::: DATA EXTRACT :::

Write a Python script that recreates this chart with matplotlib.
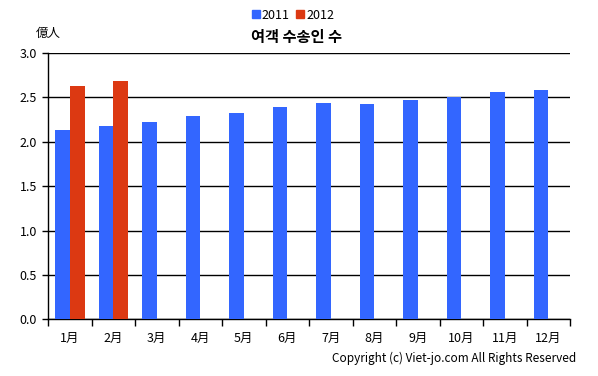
import matplotlib
matplotlib.use('Agg')
import matplotlib.pyplot as plt
from matplotlib.lines import Line2D
import numpy as np

plt.rcParams['font.family'] = ['Noto Sans CJK KR', 'DejaVu Sans']

months = ['1月', '2月', '3月', '4月', '5月', '6月', '7月', '8月', '9月', '10月', '11月', '12月']
v2011 = [2.13, 2.18, 2.22, 2.29, 2.33, 2.39, 2.44, 2.43, 2.47, 2.51, 2.56, 2.585]
v2012 = [2.63, 2.69]
blue = '#3366FF'
red = '#DC3912'

fig = plt.figure(figsize=(5.98, 3.76), dpi=100)
ax = fig.add_axes([0.0803, 0.1508, 0.8729, 0.708])

x = np.arange(len(months)) + 0.5
ax.bar(x - 0.165, v2011, width=0.33, color=blue, zorder=3)
ax.bar(x[:len(v2012)] + 0.17, v2012, width=0.34, color=red, zorder=3)

ax.set_xlim(0, 12)
ax.set_ylim(0, 3.0)
ax.set_yticks(np.arange(0, 3.01, 0.5))
ax.set_yticklabels(['%.1f' % t for t in np.arange(0, 3.01, 0.5)], fontsize=9)
ax.yaxis.grid(True, color='black', linewidth=1.0, zorder=1)
ax.set_axisbelow(True)

ax.set_xticks(np.arange(0, 13))
ax.set_xticklabels([])
ax.set_xticks(x, minor=True)
ax.set_xticklabels(months, minor=True, fontsize=9)
ax.tick_params(axis='x', which='major', direction='out', length=5, width=1)
ax.tick_params(axis='x', which='minor', length=0, pad=9)
ax.tick_params(axis='y', direction='out', length=4, width=1, pad=4)

for s in ['top', 'right']:
    ax.spines[s].set_visible(False)
for s in ['left', 'bottom']:
    ax.spines[s].set_linewidth(1.0)

handles = [Line2D([], [], marker='s', linestyle='none', color=blue, markersize=6),
           Line2D([], [], marker='s', linestyle='none', color=red, markersize=6)]
fig.legend(handles, ['2011', '2012'], loc='center', bbox_to_anchor=(0.49, 0.96),
           ncol=2, frameon=False, fontsize=9, handlelength=0.6, handletextpad=0.2,
           columnspacing=0.5)

fig.text(0.495, 0.902, '여객 수송인 수', ha='center', va='center', fontsize=11, fontweight='bold')
fig.text(0.06, 0.912, '億人', ha='left', va='center', fontsize=9)
fig.text(0.963, 0.048, 'Copyright (c) Viet-jo.com All Rights Reserved', ha='right', va='center', fontsize=8.5)

fig.savefig('out.png', dpi=100)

:::

▸ TASK REQUIREMENTS: Reproduce each line exactly as it appears, omitting the pictures.

▸ COMPLETE OUTPUT:
Write a Python script that recreates this chart with matplotlib.
import matplotlib
matplotlib.use('Agg')
import matplotlib.pyplot as plt
from matplotlib.lines import Line2D
import numpy as np

plt.rcParams['font.family'] = ['Noto Sans CJK KR', 'DejaVu Sans']

months = ['1月', '2月', '3月', '4月', '5月', '6月', '7月', '8月', '9月', '10月', '11月', '12月']
v2011 = [2.13, 2.18, 2.22, 2.29, 2.33, 2.39, 2.44, 2.43, 2.47, 2.51, 2.56, 2.585]
v2012 = [2.63, 2.69]
blue = '#3366FF'
red = '#DC3912'

fig = plt.figure(figsize=(5.98, 3.76), dpi=100)
ax = fig.add_axes([0.0803, 0.1508, 0.8729, 0.708])

x = np.arange(len(months)) + 0.5
ax.bar(x - 0.165, v2011, width=0.33, color=blue, zorder=3)
ax.bar(x[:len(v2012)] + 0.17, v2012, width=0.34, color=red, zorder=3)

ax.set_xlim(0, 12)
ax.set_ylim(0, 3.0)
ax.set_yticks(np.arange(0, 3.01, 0.5))
ax.set_yticklabels(['%.1f' % t for t in np.arange(0, 3.01, 0.5)], fontsize=9)
ax.yaxis.grid(True, color='black', linewidth=1.0, zorder=1)
ax.set_axisbelow(True)

ax.set_xticks(np.arange(0, 13))
ax.set_xticklabels([])
ax.set_xticks(x, minor=True)
ax.set_xticklabels(months, minor=True, fontsize=9)
ax.tick_params(axis='x', which='major', direction='out', length=5, width=1)
ax.tick_params(axis='x', which='minor', length=0, pad=9)
ax.tick_params(axis='y', direction='out', length=4, width=1, pad=4)

for s in ['top', 'right']:
    ax.spines[s].set_visible(False)
for s in ['left', 'bottom']:
    ax.spines[s].set_linewidth(1.0)

handles = [Line2D([], [], marker='s', linestyle='none', color=blue, markersize=6),
           Line2D([], [], marker='s', linestyle='none', color=red, markersize=6)]
fig.legend(handles, ['2011', '2012'], loc='center', bbox_to_anchor=(0.49, 0.96),
           ncol=2, frameon=False, fontsize=9, handlelength=0.6, handletextpad=0.2,
           columnspacing=0.5)

fig.text(0.495, 0.902, '여객 수송인 수', ha='center', va='center', fontsize=11, fontweight='bold')
fig.text(0.06, 0.912, '億人', ha='left', va='center', fontsize=9)
fig.text(0.963, 0.048, 'Copyright (c) Viet-jo.com All Rights Reserved', ha='right', va='center', fontsize=8.5)

fig.savefig('out.png', dpi=100)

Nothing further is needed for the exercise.